Yes, please, leaders in health, education and child and family development, please keep on meeting and chipping away at these Damn Silos.  This gives me a glimmer of hope for the future, but I’m sad to report that change is not going to happen in Aaron’s generation.  I really hope it does for families behind us in our journey.  These Damn Silos took decades to carefully construct, and they aren’t going to be dismantled anytime soon.

Here are three simple things that I firmly believe we need:

  1. Connection with other families.  If you are working with a new family who has a new diagnosis, or who are new to an area, please find a way to connect us up with other families in our world.
  2. Family leadership and advocacy skills.  Teach us how to effectively make our way around these Damn Silos.
  3. One person who will actually help us. Nobody helps us.  Or, they will help in their little piece of The Silo and then they are done with us.  Or they say they will help us, but then they don’t return emails or phone calls – so that’s not really any help at all, is it?

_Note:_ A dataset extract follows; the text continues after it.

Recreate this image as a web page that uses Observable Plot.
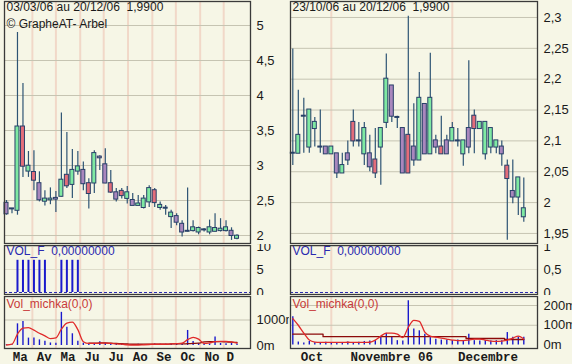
<!DOCTYPE html>
<html><head><meta charset="utf-8">
<script src="https://cdn.jsdelivr.net/npm/d3@7"></script>
<script src="https://cdn.jsdelivr.net/npm/@observablehq/plot@0.6"></script>
<style>
html,body{margin:0;padding:0;background:#f6f6e6;}
#chart{position:relative;width:572px;height:364px;background:#f6f6e6;overflow:hidden;}
</style></head><body><div id="chart"></div>
<script>
// ---------- LEFT: weekly candles 03/03/06 -> 20/12/06 ----------
const leftTitle = "03/03/06 au 20/12/06  1,9900";
const leftCopyright = "\u00A9 GrapheAT- Arbel";
const leftOpen  = [2.46,2.38,2.36,3.55,2.92,2.90,2.74,2.49,2.51,2.53,2.56,2.86,2.73,2.92,2.93,2.74,2.75,3.12,3.01,2.74,2.61,2.63,2.53,2.50,2.43,2.40,2.48,2.64,2.40,2.39,2.27,2.27,2.16,2.06,2.07,2.05,2.08,2.05,2.06,2.07,2.07,2.06,1.96];
const leftHigh  = [2.50,2.38,4.90,4.17,3.20,3.21,2.91,2.64,2.68,2.63,3.75,3.47,3.23,3.20,3.05,2.81,3.21,3.14,3.24,2.93,2.67,2.67,2.70,2.60,2.57,2.57,2.71,2.67,2.48,2.43,2.36,2.31,2.21,2.68,2.21,2.12,2.10,2.22,2.31,2.24,2.21,2.11,2.01];
const leftLow   = [2.29,2.31,2.29,2.83,2.83,2.64,2.48,2.42,2.44,2.33,2.55,2.67,2.53,2.86,2.64,2.38,2.60,2.93,2.74,2.60,2.48,2.52,2.45,2.43,2.43,2.38,2.40,2.40,2.36,2.29,2.10,2.14,1.98,2.05,2.05,2.01,2.05,2.01,2.05,2.05,2.05,1.93,1.94];
const leftClose = [2.31,2.38,3.55,2.99,2.99,2.79,2.51,2.52,2.52,2.52,2.79,2.71,2.93,2.98,2.74,2.60,3.17,3.11,2.75,2.62,2.52,2.57,2.61,2.43,2.45,2.52,2.67,2.47,2.43,2.39,2.32,2.19,2.05,2.06,2.11,2.10,2.08,2.11,2.10,2.09,2.11,2.00,1.99];
const leftKind  = ["p","p","g","r","g","r","p","g","g","p",
                   "g","r","g","g","p","r","g","p","p","r",
                   "p","r","g","p","g","g","g","r","g","g",
                   "g","p","p","g","g","g","g","g","g","g",
                   "g","p","g"];
const leftVolF  = [0,0,7,7,7,7,7,7,0,0,7,7,7,7,0,0,0,0,0,0,0,0,0,0,0,0,0,0,0,0,0,0,0,0,0,0,0,0,0,0,0,0,0];
const leftVol   = [30,30,850,940,290,290,220,170,100,90,1300,720,460,170,90,60,70,150,80,60,50,50,40,40,50,40,40,60,50,50,50,60,60,590,160,70,60,60,330,80,70,80,60];
const leftMichka= [20,50,450,680,700,600,480,380,270,300,640,880,920,620,150,80,80,90,90,80,60,50,30,20,20,30,40,50,50,50,60,70,90,230,320,250,80,100,150,160,160,140,90];
const leftMichkaAvg = [null,null,null,null,null,null,null,null,null,null,null,null,null,null,null,90,90,100,100,90,80,70,60,50,50,50,50,50,50,50,60,60,60,70,80,90,140,150,150,150,140,130,120];
const leftMonthNames = ["Ma","Av","Ma","Ju","Ju","Ao","Se","Oc","No","D"];
const leftPriceTicks = [2,2.5,3,3.5,4,4.5,5];
const leftVolFTicks = [0,5,10];
const leftVolTicks = [0,1000];

// ---------- RIGHT: daily candles 23/10/06 -> 20/12/06 ----------
const rightTitle = "23/10/06 au 20/12/06  1,9900";
const rightOpen  = [2.08,2.08,2.14,2.09,2.12,2.09,2.09,2.079,2.079,2.048,2.079,2.13,2.10,2.079,2.079,2.069,2.09,2.13,2.189,2.138,2.12,2.109,2.09,2.069,2.159,2.079,2.10,2.09,2.10,2.10,2.10,2.079,2.12,2.14,2.12,2.079,2.09,2.09,2.09,2.059,2.018,2.009,1.977];
const rightHigh  = [2.249,2.182,2.169,2.15,2.138,2.15,2.09,2.09,2.079,2.08,2.10,2.15,2.13,2.13,2.109,2.12,2.12,2.241,2.189,2.14,2.12,2.302,2.16,2.211,2.159,2.242,2.109,2.14,2.109,2.13,2.12,2.10,2.23,2.15,2.13,2.13,2.12,2.10,2.10,2.069,2.069,2.04,2.04];
const rightLow   = [2.06,2.08,2.08,2.08,2.09,2.08,2.079,2.079,2.039,2.048,2.06,2.09,2.09,2.06,2.05,2.039,2.028,2.12,2.13,2.12,2.048,2.048,2.059,2.069,2.079,2.079,2.079,2.079,2.079,2.10,2.09,2.059,2.079,2.079,2.12,2.069,2.079,2.079,2.059,1.939,1.998,1.979,1.968];
const rightClose = [2.08,2.109,2.14,2.15,2.13,2.09,2.079,2.09,2.048,2.06,2.069,2.10,2.10,2.12,2.058,2.048,2.12,2.20,2.14,2.138,2.048,2.048,2.069,2.169,2.079,2.169,2.09,2.079,2.079,2.12,2.10,2.10,2.09,2.12,2.13,2.13,2.12,2.10,2.079,2.039,2.009,2.04,1.99];
const rightKind  = ["g","g","g","g","g","g","p","g","p","g",
                    "p","r","g","g","p","r","g","g","p","g",
                    "p","r","p","g","p","g","p","r","p","g",
                    "g","g","p","r","g","g","g","g","p","r",
                    "p","g","g"];
const rightVol   = [143,15,10,18,12,10,14,10,12,8,15,10,14,18,20,22,39,59,39,22,20,224,81,72,54,37,29,25,25,22,25,22,54,22,20,22,20,22,22,63,39,39,39];
const rightMichka= [134,100,60,25,15,13,13,13,13,13,14,13,13,13,14,25,45,60,60,55,38,90,125,120,65,45,40,35,30,25,22,22,25,30,30,25,20,18,20,25,35,45,30];
const rightMichkaAvg = [55,55,55,55,55,55,42,42,42,42,42,42,42,42,42,42,42,42,42,42,42,42,42,42,42,42,42,42,42,42,42,42,33,33,33,33,33,33,33,28,28,28,28];
const rightMonthNames = ["Oct","Novembre 06","Decembre"];
const rightPriceTicks = [1.95,2,2.05,2.1,2.15,2.2,2.25,2.3];
const rightVolFTicks = [0,0.5,1];
const rightVolTicks = [0,100,200];
const volFLabel = "VOL_F  0,00000000";
const michkaLabel = "Vol_michka(0,0)";

// ---------- styling ----------
const SANS = "'Liberation Sans', Arial, sans-serif";
const MONO = "'Liberation Mono', 'Courier New', monospace";
const GRID_H = "#c6c4b2", GRID_V = "#f1d8c8", FRAME = "#3a3a3a";
const WICK = "#2e5474", OUTLINE = "#283f68";
const KIND_COLOR = {g: "#7fe9a2", r: "#e36d7a", p: "#a987bd"};
const BLUE = "#1a1acc", RED = "#e02a2a", DARKRED = "#8c0a0a";
const comma = d => String(d).replace(".", ",");
const chart = document.getElementById("chart");

// ---------- build data ----------
const leftDates = d3.utcMonday.range(new Date(Date.UTC(2006,1,27)), new Date(Date.UTC(2006,11,19)));
const leftData = leftDates.map((date,i) => ({date, open:leftOpen[i], high:leftHigh[i], low:leftLow[i], close:leftClose[i], kind:leftKind[i], volf:leftVolF[i], vol:leftVol[i], m:leftMichka[i], a:leftMichkaAvg[i]}));
const leftLast = leftDates[leftDates.length-1];
const leftMonths = d3.utcMonth.range(new Date(Date.UTC(2006,2,1)), new Date(Date.UTC(2007,0,1)));
const leftMonthLines = leftMonths.slice(1);
const leftMonthLabels = leftMonths.map((m,i) => {
  const next = d3.utcMonth.offset(m,1);
  const end = next < leftLast ? next : leftLast;
  return {date: new Date((+m + +end)/2), name: leftMonthNames[i]};
});
const DAY = 864e5;
const leftXDomain = [new Date(+leftDates[0] - 2.55*DAY), new Date(+leftDates[0] + 311.2*DAY)];

const rightDates = d3.utcDay.range(new Date(Date.UTC(2006,9,23)), new Date(Date.UTC(2006,11,21))).filter(d => d.getUTCDay() % 6 !== 0);
const rightData = rightDates.map((date,i) => ({idx:i, date, open:rightOpen[i], high:rightHigh[i], low:rightLow[i], close:rightClose[i], kind:rightKind[i], vol:rightVol[i], m:rightMichka[i], a:rightMichkaAvg[i]}));
const rightFirsts = [];
rightDates.forEach((d,i) => { if (i===0 || d.getUTCMonth() !== rightDates[i-1].getUTCMonth()) rightFirsts.push(i); });
const rightMonthLines = rightFirsts.slice(1);
const rightMonthLabels = rightFirsts.map((f,j) => ({idx: (f + (j+1 < rightFirsts.length ? rightFirsts[j+1] : rightDates.length-1))/2, name: rightMonthNames[j]}));
const rightXDomain = [-0.42, 44.49];

function candles(data, x) {
  return [
    Plot.ruleX(data, {x, y1: "low", y2: "high", stroke: WICK, strokeWidth: 1.2}),
    Plot.rect(data, {x1: x, x2: x, y1: "open", y2: "close", fill: d => KIND_COLOR[d.kind], stroke: OUTLINE, strokeWidth: 1,
      insetLeft: -2, insetRight: -2, insetTop: -0.5, insetBottom: -0.5})
  ];
}

function panel({left, top, width, height, mL, mR, mT, mB, x, y, marks}) {
  const svg = Plot.plot({
    width, height, marginLeft: mL, marginRight: mR, marginTop: mT, marginBottom: mB,
    x: {...x, axis: null}, y: {...y, axis: null}, color: {type: "identity"},
    style: {position: "absolute", left: left+"px", top: top+"px", background: "transparent", overflow: "hidden",
      fontFamily: SANS, fontSize: "13px", color: "#1a1a1a"},
    marks
  });
  chart.append(svg);
}

function yAxis(ticks, fmt) {
  return Plot.axisY(ticks, {anchor: "right", label: null, tickSize: 0, tickPadding: 6, tickFormat: fmt, fontSize: 13, fill: "#1a1a1a"});
}
function label(text, color, dy) {
  return Plot.text([text], {text: d => d, frameAnchor: "top-left", dx: 2, dy, lineAnchor: "top", fontSize: 12, fill: color, fontFamily: SANS});
}

const cfg = {
  left: {x0: 0, width: 289, mL: 4, mR: 39, x: {type: "utc", domain: leftXDomain}, xk: "date",
    data: leftData, lines: leftMonthLines, labels: leftMonthLabels, lx: "date",
    price: [1.8857, 5.3429], pticks: leftPriceTicks, vf: [-0.435, 10.217], vfticks: leftVolFTicks,
    vol: [-117.6, 1921.6], vticks: leftVolTicks, title: leftTitle},
  right: {x0: 289, width: 283, mL: 1, mR: 35, x: {type: "linear", domain: rightXDomain}, xk: "idx",
    data: rightData, lines: rightMonthLines, labels: rightMonthLabels, lx: "idx",
    price: [1.9337, 2.3259], pticks: rightPriceTicks, vf: [-0.0435, 1.0217], vfticks: rightVolFTicks,
    vol: [-17.7, 245.6], vticks: rightVolTicks, title: rightTitle}
};

for (const side of ["left", "right"]) {
  const c = cfg[side];
  const tdx = side === "left" ? 2 : 2;
  // price panel
  panel({left: c.x0, top: 0, width: c.width, height: 244, mL: c.mL, mR: c.mR, mT: 1, mB: 1, x: c.x, y: {domain: c.price},
    marks: [
      Plot.ruleX(c.lines, {stroke: GRID_V, strokeWidth: 2}),
      Plot.ruleY(c.pticks, {stroke: GRID_H}),
      ...candles(c.data, c.xk),
      label(c.title, "#1a1a1a", 1),
      side === "left" ? label(leftCopyright, "#1a1a1a", 18) : null,
      Plot.frame({stroke: FRAME, strokeWidth: 1.3}),
      yAxis(c.pticks, comma)
    ]});
  // VOL_F panel
  panel({left: c.x0, top: 244, width: c.width, height: 51, mL: c.mL, mR: c.mR, mT: 1, mB: 1, x: c.x, y: {domain: c.vf},
    marks: [
      Plot.ruleX(c.lines, {stroke: GRID_V, strokeWidth: 2}),
      Plot.ruleY(c.vfticks.filter(t => t !== 0), {stroke: "#dedcca"}),
      side === "left" ? Plot.ruleX(c.data.filter(d => d.volf > 0), {x: c.xk, y1: 0, y2: "volf", stroke: BLUE, strokeWidth: 2}) : null,
      Plot.ruleY([0], {stroke: "#2a2ab0", strokeDasharray: "3,2"}),
      label(volFLabel, "#2a2ab0", 1),
      Plot.frame({stroke: FRAME, strokeWidth: 1.3}),
      yAxis(c.vfticks, comma)
    ]});
  // Vol_michka panel
  panel({left: c.x0, top: 295, width: c.width, height: 69, mL: c.mL, mR: c.mR, mT: 1, mB: 16, x: c.x, y: {domain: c.vol},
    marks: [
      Plot.ruleX(c.lines, {stroke: GRID_V, strokeWidth: 2}),
      Plot.ruleY(c.vticks.filter(t => t !== 0), {stroke: GRID_H}),
      Plot.ruleX(c.data, {x: c.xk, y1: 0, y2: "vol", stroke: BLUE, strokeWidth: 1.4}),
      Plot.line(c.data, {x: c.xk, y: "a", stroke: DARKRED, strokeWidth: 1.3, curve: side === "right" ? "step" : "monotone-x"}),
      Plot.line(c.data, {x: c.xk, y: "m", stroke: RED, strokeWidth: 1.3, curve: "monotone-x"}),
      label(michkaLabel, "#c83a3a", 3),
      Plot.frame({stroke: FRAME, strokeWidth: 1.3}),
      yAxis(c.vticks, d => d + "m"),
      Plot.text(c.labels, {x: c.lx, text: "name", frameAnchor: "bottom", dy: 8, lineAnchor: "middle",
        fontFamily: MONO, fontSize: 12.5, fontWeight: "bold", fill: "#1a1a1a"})
    ]});
}
</script></body></html>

Note:  these must be done in conjunction – just hiring a ‘navigator’ isn’t going to help if we cannot do things ourselves or be connected with our peers for support.

In future blog posts, I will provide more reflective insight into these three solutions.  I am currently neck deep in the Ranting Stage of Frustration.  I will pop back up once I’m able to be more constructive.  Right now, I’m going to put my head down on my desk and have a little sleep.